The request » Write the data out again exactly, dropping any images it holds.

Given information »

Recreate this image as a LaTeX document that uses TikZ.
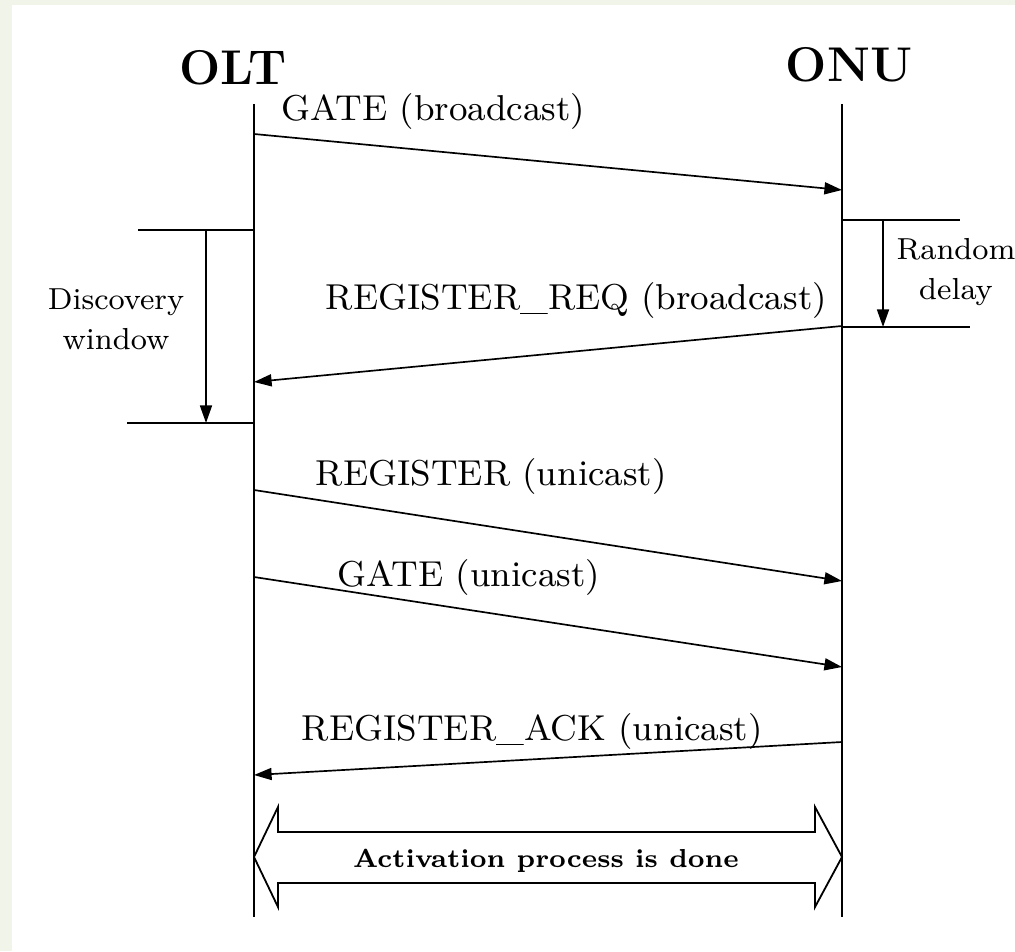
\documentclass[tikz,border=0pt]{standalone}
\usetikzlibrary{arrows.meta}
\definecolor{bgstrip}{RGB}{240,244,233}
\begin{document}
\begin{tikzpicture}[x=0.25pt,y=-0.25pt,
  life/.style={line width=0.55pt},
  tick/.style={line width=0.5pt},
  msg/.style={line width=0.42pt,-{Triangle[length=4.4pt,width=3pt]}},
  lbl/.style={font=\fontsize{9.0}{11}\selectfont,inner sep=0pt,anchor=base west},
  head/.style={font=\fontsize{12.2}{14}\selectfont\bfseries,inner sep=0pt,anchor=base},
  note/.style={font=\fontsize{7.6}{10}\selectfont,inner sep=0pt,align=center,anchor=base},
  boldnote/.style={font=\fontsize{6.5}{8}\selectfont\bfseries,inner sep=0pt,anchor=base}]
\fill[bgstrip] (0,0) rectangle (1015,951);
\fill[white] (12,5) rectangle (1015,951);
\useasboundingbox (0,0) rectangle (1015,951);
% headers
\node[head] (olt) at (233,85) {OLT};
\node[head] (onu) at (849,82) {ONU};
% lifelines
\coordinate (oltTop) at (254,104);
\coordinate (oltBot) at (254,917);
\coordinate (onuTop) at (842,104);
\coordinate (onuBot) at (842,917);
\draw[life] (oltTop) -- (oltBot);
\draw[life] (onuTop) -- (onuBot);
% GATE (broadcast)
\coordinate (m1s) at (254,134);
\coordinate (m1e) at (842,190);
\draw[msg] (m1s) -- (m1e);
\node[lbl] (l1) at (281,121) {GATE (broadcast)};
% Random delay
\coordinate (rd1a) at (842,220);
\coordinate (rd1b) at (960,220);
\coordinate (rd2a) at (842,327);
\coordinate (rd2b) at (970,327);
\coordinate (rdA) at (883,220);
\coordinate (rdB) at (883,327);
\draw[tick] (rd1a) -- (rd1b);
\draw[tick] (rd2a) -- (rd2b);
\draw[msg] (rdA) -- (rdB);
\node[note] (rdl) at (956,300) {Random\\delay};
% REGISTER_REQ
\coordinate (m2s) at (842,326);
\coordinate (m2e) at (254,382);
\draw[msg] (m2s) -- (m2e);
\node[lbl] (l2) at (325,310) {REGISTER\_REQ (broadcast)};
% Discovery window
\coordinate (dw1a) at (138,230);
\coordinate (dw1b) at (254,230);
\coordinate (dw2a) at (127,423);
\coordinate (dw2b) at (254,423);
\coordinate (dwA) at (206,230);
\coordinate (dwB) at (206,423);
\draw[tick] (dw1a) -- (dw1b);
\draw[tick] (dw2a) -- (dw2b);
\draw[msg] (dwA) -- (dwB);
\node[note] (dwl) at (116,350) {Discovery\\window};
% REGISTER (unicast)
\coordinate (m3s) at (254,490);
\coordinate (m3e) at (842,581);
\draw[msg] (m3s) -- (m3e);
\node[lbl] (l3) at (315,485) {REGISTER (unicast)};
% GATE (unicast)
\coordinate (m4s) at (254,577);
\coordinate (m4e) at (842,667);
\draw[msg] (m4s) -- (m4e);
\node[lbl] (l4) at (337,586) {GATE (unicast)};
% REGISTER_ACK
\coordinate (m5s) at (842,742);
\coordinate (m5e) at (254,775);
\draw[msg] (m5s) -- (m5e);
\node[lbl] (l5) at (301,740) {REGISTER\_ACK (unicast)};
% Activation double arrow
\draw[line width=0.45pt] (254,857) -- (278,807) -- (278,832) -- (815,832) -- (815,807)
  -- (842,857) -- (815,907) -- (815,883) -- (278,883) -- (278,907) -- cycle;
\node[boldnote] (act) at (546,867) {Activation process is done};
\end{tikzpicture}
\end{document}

Exercise response »
Recreate this image as a LaTeX document that uses TikZ.
\documentclass[tikz,border=0pt]{standalone}
\usetikzlibrary{arrows.meta}
\definecolor{bgstrip}{RGB}{240,244,233}
\begin{document}
\begin{tikzpicture}[x=0.25pt,y=-0.25pt,
  life/.style={line width=0.55pt},
  tick/.style={line width=0.5pt},
  msg/.style={line width=0.42pt,-{Triangle[length=4.4pt,width=3pt]}},
  lbl/.style={font=\fontsize{9.0}{11}\selectfont,inner sep=0pt,anchor=base west},
  head/.style={font=\fontsize{12.2}{14}\selectfont\bfseries,inner sep=0pt,anchor=base},
  note/.style={font=\fontsize{7.6}{10}\selectfont,inner sep=0pt,align=center,anchor=base},
  boldnote/.style={font=\fontsize{6.5}{8}\selectfont\bfseries,inner sep=0pt,anchor=base}]
\fill[bgstrip] (0,0) rectangle (1015,951);
\fill[white] (12,5) rectangle (1015,951);
\useasboundingbox (0,0) rectangle (1015,951);
% headers
\node[head] (olt) at (233,85) {OLT};
\node[head] (onu) at (849,82) {ONU};
% lifelines
\coordinate (oltTop) at (254,104);
\coordinate (oltBot) at (254,917);
\coordinate (onuTop) at (842,104);
\coordinate (onuBot) at (842,917);
\draw[life] (oltTop) -- (oltBot);
\draw[life] (onuTop) -- (onuBot);
% GATE (broadcast)
\coordinate (m1s) at (254,134);
\coordinate (m1e) at (842,190);
\draw[msg] (m1s) -- (m1e);
\node[lbl] (l1) at (281,121) {GATE (broadcast)};
% Random delay
\coordinate (rd1a) at (842,220);
\coordinate (rd1b) at (960,220);
\coordinate (rd2a) at (842,327);
\coordinate (rd2b) at (970,327);
\coordinate (rdA) at (883,220);
\coordinate (rdB) at (883,327);
\draw[tick] (rd1a) -- (rd1b);
\draw[tick] (rd2a) -- (rd2b);
\draw[msg] (rdA) -- (rdB);
\node[note] (rdl) at (956,300) {Random\\delay};
% REGISTER_REQ
\coordinate (m2s) at (842,326);
\coordinate (m2e) at (254,382);
\draw[msg] (m2s) -- (m2e);
\node[lbl] (l2) at (325,310) {REGISTER\_REQ (broadcast)};
% Discovery window
\coordinate (dw1a) at (138,230);
\coordinate (dw1b) at (254,230);
\coordinate (dw2a) at (127,423);
\coordinate (dw2b) at (254,423);
\coordinate (dwA) at (206,230);
\coordinate (dwB) at (206,423);
\draw[tick] (dw1a) -- (dw1b);
\draw[tick] (dw2a) -- (dw2b);
\draw[msg] (dwA) -- (dwB);
\node[note] (dwl) at (116,350) {Discovery\\window};
% REGISTER (unicast)
\coordinate (m3s) at (254,490);
\coordinate (m3e) at (842,581);
\draw[msg] (m3s) -- (m3e);
\node[lbl] (l3) at (315,485) {REGISTER (unicast)};
% GATE (unicast)
\coordinate (m4s) at (254,577);
\coordinate (m4e) at (842,667);
\draw[msg] (m4s) -- (m4e);
\node[lbl] (l4) at (337,586) {GATE (unicast)};
% REGISTER_ACK
\coordinate (m5s) at (842,742);
\coordinate (m5e) at (254,775);
\draw[msg] (m5s) -- (m5e);
\node[lbl] (l5) at (301,740) {REGISTER\_ACK (unicast)};
% Activation double arrow
\draw[line width=0.45pt] (254,857) -- (278,807) -- (278,832) -- (815,832) -- (815,807)
  -- (842,857) -- (815,907) -- (815,883) -- (278,883) -- (278,907) -- cycle;
\node[boldnote] (act) at (546,867) {Activation process is done};
\end{tikzpicture}
\end{document}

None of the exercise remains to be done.